|Craig Steele, founder of CEi Outdoors|
For many years now I have been building this business (CEi Outdoors). It’s not always easy and it’s not always fun. I find myself reevaluating my goals and constantly analyzing my own moral compass.
Just a little history…
I was born and raised in Arizona and this is still where I call home. My passion for hunting, a supporting family and faith in the almighty has lead me down this path. At the age of 10, I shot my very first bull elk. Since that time, I have been blessed to harvest, film and guide many hunters to some great animals.
Although I do some guiding, I truly respect guys that like to strap it up and take on the challenge on their own. There is something to be said for the guy or gal, who does their own homework and succeeds. I truly respect folks that do this because they don’t make any excuses. The competition is fierce, but you have to pull yourself through those hurdles and mental road blocks, in order to be successful.
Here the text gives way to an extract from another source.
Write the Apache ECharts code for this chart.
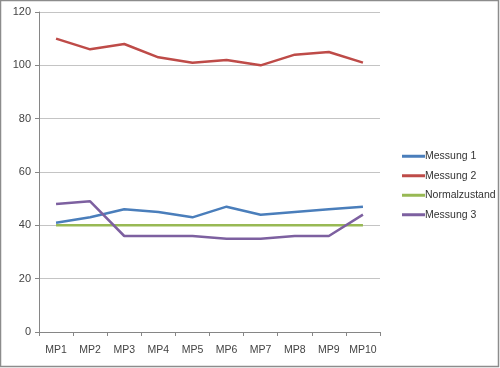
<!DOCTYPE html>
<html><head><meta charset="utf-8">
<script src="https://cdn.jsdelivr.net/npm/echarts@6/dist/echarts.min.js"></script>
<style>html,body{margin:0;padding:0;background:#fff}#c{width:500px;height:368px}</style>
</head><body><div id="c"></div>
<script>
var categories = ['MP1','MP2','MP3','MP4','MP5','MP6','MP7','MP8','MP9','MP10'];
var messung1 = [41,43,46,45,43,47,44,45,46,47];
var messung2 = [110,106,108,103,101,102,100,104,105,101];
var normalzustand = [40,40,40,40,40,40,40,40,40,40];
var messung3 = [48,49,36,36,36,35,35,36,36,44];
var yTicks = {min:0, max:120, interval:20};

var chart = echarts.init(document.getElementById('c'));
function s(name, data, color){
  return {name:name, type:'line', data:data, symbol:'none', smooth:false,
    lineStyle:{color:color, width:2.5}, itemStyle:{color:color}, animation:false};
}
chart.setOption({
  animation:false,
  textStyle:{fontFamily:'Liberation Sans'},
  graphic:[{type:'rect', shape:{x:0.5,y:0.5,width:498,height:366}, style:{fill:'none', stroke:'#8c8c8c', lineWidth:1.5}, silent:true}],
  grid:{left:39, right:120, top:12, bottom:36},
  legend:{orient:'vertical', left:397, top:145, itemWidth:23, itemHeight:3, itemGap:7, icon:'rect',
    textStyle:{fontSize:10.5, color:'#333', padding:[0,0,0,-5], lineHeight:12.5},
    data:['Messung 1','Messung 2','Normalzustand','Messung 3']},
  xAxis:{type:'category', data:categories, boundaryGap:true,
    axisLine:{lineStyle:{color:'#868686'}},
    axisTick:{show:true, length:4, lineStyle:{color:'#868686'}},
    axisLabel:{color:'#444', fontSize:10.5, margin:13, interval:0}},
  yAxis:{type:'value', min:yTicks.min, max:yTicks.max, interval:yTicks.interval,
    axisLine:{show:true, lineStyle:{color:'#868686'}},
    axisTick:{show:true, inside:false, length:4, lineStyle:{color:'#868686'}},
    splitLine:{lineStyle:{color:'#c4c4c4'}},
    axisLabel:{color:'#444', fontSize:11, margin:8}},
  series:[
    s('Messung 1', messung1, '#4a7ebb'),
    s('Messung 2', messung2, '#be4b48'),
    s('Normalzustand', normalzustand, '#98b954'),
    s('Messung 3', messung3, '#7d60a0')
  ]
});
</script></body></html>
I started guiding for myself and an outfitter back in 2004 (off and on). Despite the rumors I had heard, almost all of the people I have guided have been great people. I have always struggled with the aspects of guiding someone for pay, because hunting is a real intimate experience for me. I want people that I hunt with to care and respect the process. I want people I hunt with, or guide, to feel what I feel. I want them to know how hard it is and how blessed they are to see a giant animal roaming freely, let alone wrap a tag around the animal. If they understand these facts, than I am ready to go. I just want to hunt with passionate people.
I am now in the middle of almost every aspect of hunting. I see it from a 365 degree view. I see it from all aspects, and I don’t like some of the things I see. I see a lot of integrity being taken out of my passion. I see it eroding. I see it happening from 365 degrees.
Too my points…
I hunt on my own, because it’s my choice. I don’t ever see myself going on a true guided hunt. I just don’t. If you are going on a DIY hunt don’t make excuses. If you start making excuses, you will never succeed to your utmost potential. I have a few friends that do this and it really hinders their ability to be more successful. You should be proud of hunting on your own, but do it with integrity.
Looking for an outfitter…
Outfitters need to instill some integrity in the process. Don’t book a hunter if you can’t accommodate them. Make sure your hunters expectations are being met. Hunting is not a guarantee, I think everyone is aware of this. If you treat everyone as if they are your own family or friends, you won’t have any issues as an outfitter or guide.
If you drew a tag and you are calling outfitters on your own, make sure you ask about your guide. Who is your damn guide? If you can’t get an answer, then don’t book! Some outfitters have a core group of sub-guides that guide for them, so make sure you get all of their names. Make sure you are going with one of their core guides. Don’t just book because an outfitter has a big name! You are potentially going to be subbed out or prioritized (given to a new guide). This is your tag, your money, and time! So, make sure you ask the right questions. If the answers sound fishy or to good to be true, than keep asking questions.